## WORK TO COMPLETE
Copy all lines below exactly as written. Leave pictures out.

## SUPPLIED INFORMATION
--------------------------------

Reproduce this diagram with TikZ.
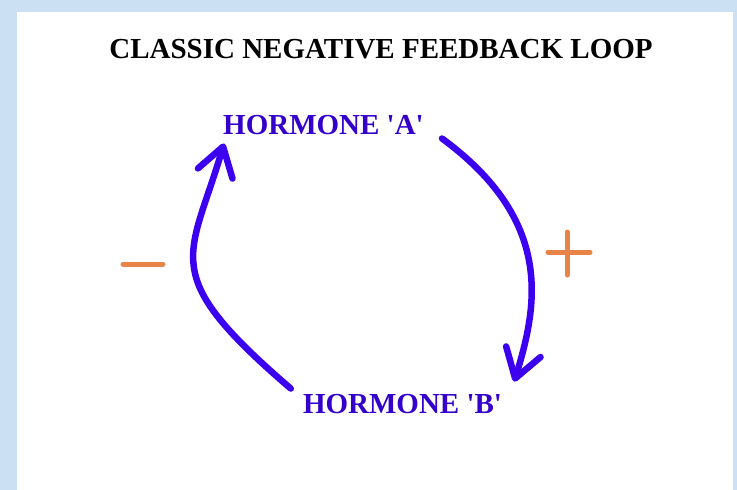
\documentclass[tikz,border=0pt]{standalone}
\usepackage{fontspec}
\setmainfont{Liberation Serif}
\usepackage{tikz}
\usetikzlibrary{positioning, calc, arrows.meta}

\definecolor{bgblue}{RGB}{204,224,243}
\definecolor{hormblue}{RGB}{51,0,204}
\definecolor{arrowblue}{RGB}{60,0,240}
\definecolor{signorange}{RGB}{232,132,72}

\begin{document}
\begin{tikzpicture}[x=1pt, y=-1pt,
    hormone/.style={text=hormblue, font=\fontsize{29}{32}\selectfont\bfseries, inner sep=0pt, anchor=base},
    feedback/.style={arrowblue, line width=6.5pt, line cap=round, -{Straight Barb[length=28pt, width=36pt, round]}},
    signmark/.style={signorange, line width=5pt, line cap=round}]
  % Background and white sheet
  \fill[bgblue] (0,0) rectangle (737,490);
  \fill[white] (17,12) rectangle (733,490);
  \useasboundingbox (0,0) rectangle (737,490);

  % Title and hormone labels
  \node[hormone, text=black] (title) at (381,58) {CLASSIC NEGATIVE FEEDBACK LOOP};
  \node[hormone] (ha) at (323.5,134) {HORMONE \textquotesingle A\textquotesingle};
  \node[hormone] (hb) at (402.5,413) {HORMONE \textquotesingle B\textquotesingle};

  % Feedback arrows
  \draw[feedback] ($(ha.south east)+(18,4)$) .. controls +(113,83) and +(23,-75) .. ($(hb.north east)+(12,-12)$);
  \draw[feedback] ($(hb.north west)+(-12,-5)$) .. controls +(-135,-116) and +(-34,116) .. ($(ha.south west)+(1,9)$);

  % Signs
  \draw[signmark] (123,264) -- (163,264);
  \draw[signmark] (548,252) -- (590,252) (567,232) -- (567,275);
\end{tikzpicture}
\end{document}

--------------------------------

## EXERCISE SOLUTION
Reproduce this diagram with TikZ.
\documentclass[tikz,border=0pt]{standalone}
\usepackage{fontspec}
\setmainfont{Liberation Serif}
\usepackage{tikz}
\usetikzlibrary{positioning, calc, arrows.meta}

\definecolor{bgblue}{RGB}{204,224,243}
\definecolor{hormblue}{RGB}{51,0,204}
\definecolor{arrowblue}{RGB}{60,0,240}
\definecolor{signorange}{RGB}{232,132,72}

\begin{document}
\begin{tikzpicture}[x=1pt, y=-1pt,
    hormone/.style={text=hormblue, font=\fontsize{29}{32}\selectfont\bfseries, inner sep=0pt, anchor=base},
    feedback/.style={arrowblue, line width=6.5pt, line cap=round, -{Straight Barb[length=28pt, width=36pt, round]}},
    signmark/.style={signorange, line width=5pt, line cap=round}]
  % Background and white sheet
  \fill[bgblue] (0,0) rectangle (737,490);
  \fill[white] (17,12) rectangle (733,490);
  \useasboundingbox (0,0) rectangle (737,490);

  % Title and hormone labels
  \node[hormone, text=black] (title) at (381,58) {CLASSIC NEGATIVE FEEDBACK LOOP};
  \node[hormone] (ha) at (323.5,134) {HORMONE \textquotesingle A\textquotesingle};
  \node[hormone] (hb) at (402.5,413) {HORMONE \textquotesingle B\textquotesingle};

  % Feedback arrows
  \draw[feedback] ($(ha.south east)+(18,4)$) .. controls +(113,83) and +(23,-75) .. ($(hb.north east)+(12,-12)$);
  \draw[feedback] ($(hb.north west)+(-12,-5)$) .. controls +(-135,-116) and +(-34,116) .. ($(ha.south west)+(1,9)$);

  % Signs
  \draw[signmark] (123,264) -- (163,264);
  \draw[signmark] (548,252) -- (590,252) (567,232) -- (567,275);
\end{tikzpicture}
\end{document}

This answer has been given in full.